One study that looked exclusively at the effect of prehabilitation on functional recovery after colorectal cancer surgery was inconclusive, Stubblefield says. The findings showed that tougher exercise could have had a harmful effect, while simple walking could have benefited an elderly subset of the test group.

Advocating for prehabilitation is premature, especially when resources are insufficient for rehabilitation, says Stubblefield, who has dedicated his medical career to restoring cancer survivors’ quality of life.

Currently, even at prestigious cancer institutions that are recognized for evaluating and taking care of posttreatment complications, too many people who need therapeutic rehabilitation don’t receive it, he adds.

Julie Silver, a cancer survivor, physiatrist and associate professor at Harvard Medical School in Boston, agrees with Stubblefield about the wide gap between cancer survivors who need rehabilitation and those who actually receive it. But she is a strong proponent of prehabilitation.

The company she cofounded, Oncology Rehab Partners, developed STAR (Survivorship Training and Rehabilitation), a program designed to help hospitals and cancer centers implement rehabilitation protocols that focus on improving outcomes. This includes prehabilitation protocols to help patients with newly diagnosed cancer get ready for upcoming treatments. Among the healthcare centers that have adopted the prehab program is St. Francis Health System, where McKitrick is a certified STAR clinician.

Individualized Interventions
Regardless of the time frame between diagnosis and start of treatment, it’s smart to obtain a baseline screening to identify the targeted interventions that could improve recovery and enhance a survivor’s quality of life, Silver says. These could involve swallowing exercises before surgery for head and neck cancers, smoking cessation to improve breathing function prior to lung cancer surgery or pelvic floor exercises to reduce urinary incontinence after prostate cancer surgery. Interventions also could take the form of a nutritional boost to fight fatigue or balance training exercises to help prevent falls.

A psychological health assessment is also important because, among other reasons, mental health and attitude can affect whether a patient will adhere to a treatment regimen, she adds.

“It’s reasonable to assume that patients will have some level of distress that changes with time,” Silver says. By giving them cognitive-behavioral coping skills, such as guided imagery and muscle relaxation techniques, they can learn to reduce their stress response, which could result in lowering their heart rate and blood pressure before going into surgery, she says.

Though prehabilitation is relatively new for people with cancer and its potential is yet unknown, few would argue against supporting patients prior to treatment in an effort to enhance their recovery.
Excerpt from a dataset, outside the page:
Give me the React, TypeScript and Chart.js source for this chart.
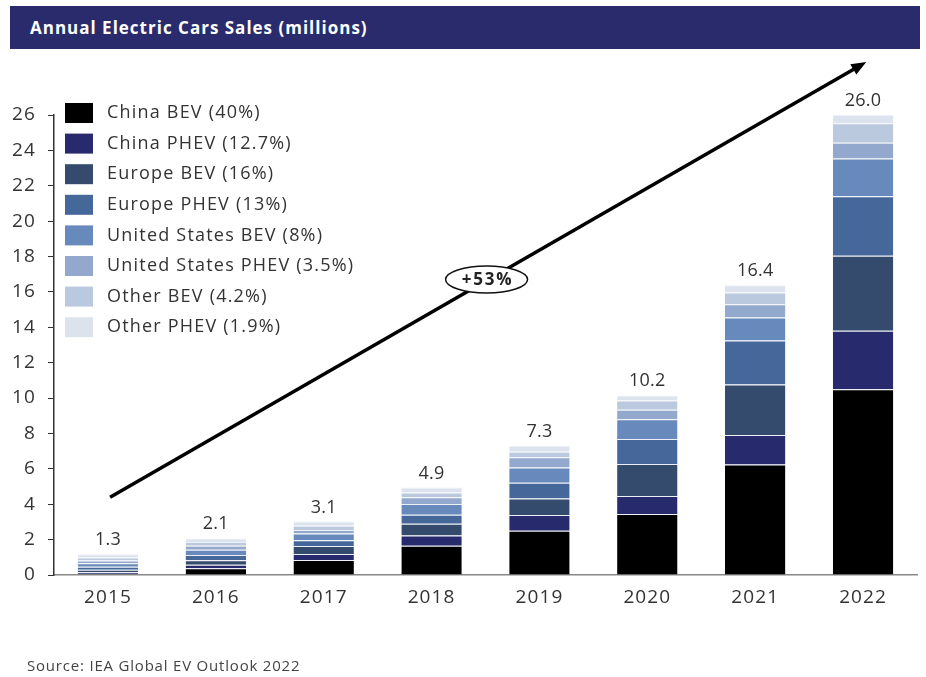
import React, { useEffect, useRef } from "react";
import { Chart, registerables } from "chart.js";
Chart.register(...registerables);

const years = ["2015", "2016", "2017", "2018", "2019", "2020", "2021", "2022"];
const chinaBEV = [0.05, 0.38, 0.85, 1.66, 2.5, 3.45, 6.25, 10.5];
const chinaPHEV = [0.1, 0.2, 0.34, 0.57, 0.89, 1.02, 1.66, 3.3];
const europeBEV = [0.15, 0.25, 0.45, 0.66, 0.94, 1.81, 2.86, 4.24];
const europePHEV = [0.17, 0.3, 0.33, 0.51, 0.88, 1.4, 2.49, 3.37];
const usBEV = [0.2, 0.3, 0.38, 0.62, 0.87, 1.13, 1.3, 2.13];
const usPHEV = [0.15, 0.22, 0.19, 0.38, 0.57, 0.53, 0.75, 0.89];
const otherBEV = [0.17, 0.22, 0.25, 0.26, 0.32, 0.53, 0.66, 1.1];
const otherPHEV = [0.18, 0.2, 0.23, 0.28, 0.34, 0.28, 0.41, 0.47];
const totalLabels = ["1.3", "2.1", "3.1", "4.9", "7.3", "10.2", "16.4", "26.0"];
const seriesLabels = [
  "China BEV (40%)",
  "China PHEV (12.7%)",
  "Europe BEV (16%)",
  "Europe PHEV (13%)",
  "United States BEV (8%)",
  "United States PHEV (3.5%)",
  "Other BEV (4.2%)",
  "Other PHEV (1.9%)",
];
const seriesColors = ["#000000", "#282a6e", "#344b6d", "#45679a", "#6889bb", "#92a8cc", "#bbc9df", "#dde3ee"];
const growthLabel = "+53%";
const titleText = "Annual Electric Cars Sales (millions)";
const sourceText = "Source: IEA Global EV Outlook 2022";
const FONT = '"Open Sans", "Noto Sans", sans-serif';

export default function App() {
  const ref = useRef<HTMLCanvasElement>(null);
  useEffect(() => {
    const series = [chinaBEV, chinaPHEV, europeBEV, europePHEV, usBEV, usPHEV, otherBEV, otherPHEV];
    const spacing = {
      id: "spacing",
      beforeDraw(chart: any) {
        chart.ctx.letterSpacing = "1.1px";
      },
    };
    const overlay = {
      id: "overlay",
      afterDraw(chart: any) {
        const ctx = chart.ctx;
        const xs = chart.scales.x;
        const ys = chart.scales.y;
        ctx.save();
        // totals
        ctx.letterSpacing = "0.2px";
        ctx.fillStyle = "#333";
        ctx.font = `18px ${FONT}`;
        ctx.textAlign = "center";
        ctx.textBaseline = "alphabetic";
        years.forEach((_, i) => {
          const sum = series.reduce((a, s) => a + s[i], 0);
          ctx.fillText(totalLabels[i], xs.getPixelForValue(i), ys.getPixelForValue(sum) - 9);
        });
        // legend
        ctx.letterSpacing = "1.2px";
        chart.data.datasets.forEach((ds: any, i: number) => {
          const top = 103 + i * 30.6;
          ctx.fillStyle = ds.backgroundColor;
          ctx.fillRect(65, top, 28, 20);
          ctx.fillStyle = "#333";
          ctx.textAlign = "left";
          ctx.textBaseline = "middle";
          ctx.font = `18px ${FONT}`;
          ctx.fillText(ds.label, 107, top + 10);
        });
        // arrow
        const x0 = xs.getPixelForValue(0.02);
        const y0 = ys.getPixelForValue(4.4);
        const x1 = xs.getPixelForValue(7.03);
        const y1 = ys.getPixelForValue(29.0);
        const ang = Math.atan2(y1 - y0, x1 - x0);
        const hl = 15;
        ctx.strokeStyle = "#000";
        ctx.lineWidth = 3.5;
        ctx.beginPath();
        ctx.moveTo(x0, y0);
        ctx.lineTo(x1 - hl * 0.8 * Math.cos(ang), y1 - hl * 0.8 * Math.sin(ang));
        ctx.stroke();
        ctx.fillStyle = "#000";
        ctx.beginPath();
        ctx.moveTo(x1, y1);
        ctx.lineTo(x1 - hl * Math.cos(ang) + 6 * Math.sin(ang), y1 - hl * Math.sin(ang) - 6 * Math.cos(ang));
        ctx.lineTo(x1 - hl * Math.cos(ang) - 6 * Math.sin(ang), y1 - hl * Math.sin(ang) + 6 * Math.cos(ang));
        ctx.closePath();
        ctx.fill();
        // ellipse label
        const ex = xs.getPixelForValue(3.51);
        const ey = ys.getPixelForValue(16.7);
        ctx.beginPath();
        ctx.ellipse(ex, ey, 41, 13.5, 0, 0, Math.PI * 2);
        ctx.fillStyle = "#fff";
        ctx.fill();
        ctx.lineWidth = 1.5;
        ctx.strokeStyle = "#111";
        ctx.stroke();
        ctx.letterSpacing = "1.8px";
        ctx.fillStyle = "#222";
        ctx.font = `bold 17px ${FONT}`;
        ctx.textAlign = "center";
        ctx.textBaseline = "middle";
        ctx.fillText(growthLabel, ex + 1, ey + 1);
        ctx.restore();
        ctx.letterSpacing = "0px";
      },
    };
    const chart = new Chart(ref.current as HTMLCanvasElement, {
      type: "bar",
      data: {
        labels: years,
        datasets: series.map((s, i) => ({
          label: seriesLabels[i],
          data: s,
          backgroundColor: seriesColors[i],
          borderColor: "rgba(235,238,245,0.9)",
          borderWidth: { top: 1, bottom: 0, left: 0, right: 0 },
          borderSkipped: false,
          barPercentage: 0.56,
          categoryPercentage: 1,
        })),
      },
      options: {
        responsive: false,
        devicePixelRatio: 1,
        animation: false,
        layout: { padding: { top: 115, right: 9, left: 0, bottom: 0 } },
        plugins: { legend: { display: false }, tooltip: { enabled: false } },
        scales: {
          x: {
            stacked: true,
            grid: { drawOnChartArea: false, drawTicks: false },
            border: { color: "#888", width: 1.5 },
            ticks: { color: "#333", padding: 11, font: { size: 19, family: FONT } },
            afterFit: (s: any) => { s.height = 102; },
          },
          y: {
            stacked: true,
            min: 0,
            max: 26,
            grid: { drawOnChartArea: false, drawTicks: true, tickLength: 6, color: "#333" },
            border: { color: "#333", width: 1.5 },
            ticks: { stepSize: 2, padding: 12, color: "#333", font: { size: 19, family: FONT } },
            afterFit: (s: any) => { s.width = 54; },
          },
        },
      },
      plugins: [spacing, overlay],
    } as any);
    return () => chart.destroy();
  }, []);
  return (
    <div style={{ position: "fixed", left: 0, top: 0, width: 926, height: 677, background: "#fff" }}>
      <canvas ref={ref} width={926} height={677} style={{ position: "absolute", left: 0, top: 0 }} />
      <div
        style={{
          position: "absolute",
          left: 10,
          top: 6,
          width: 910,
          height: 43,
          background: "#2a2b6c",
          color: "#fff",
          fontFamily: FONT,
          fontWeight: 700,
          fontSize: 17,
          letterSpacing: "1px",
          display: "flex",
          alignItems: "center",
          paddingLeft: 20,
          boxSizing: "border-box",
        }}
      >
        {titleText}
      </div>
      <div
        style={{
          position: "absolute",
          left: 27,
          top: 655,
          fontFamily: FONT,
          fontSize: 15,
          letterSpacing: "0.8px",
          color: "#444",
        }}
      >
        {sourceText}
      </div>
    </div>
  );
}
Future studies might show whether early intervention could reduce hospital readmission or lower overall healthcare costs.

Meanwhile, patients should ask their oncologist or other members of their healthcare team if prehabilitation services are available where they are being treated, Silver says. If they are offered, patients should ask how they can access those services as soon as possible, she adds, even if the period between diagnosis and the start of treatment is packed with appointments.

Editor’s Note: During the formation of this article, McKesson Specialty Health, CURE’s parent company, purchased a majority stake in Oncology Rehab Partners. CURE is editorially independent from McKesson.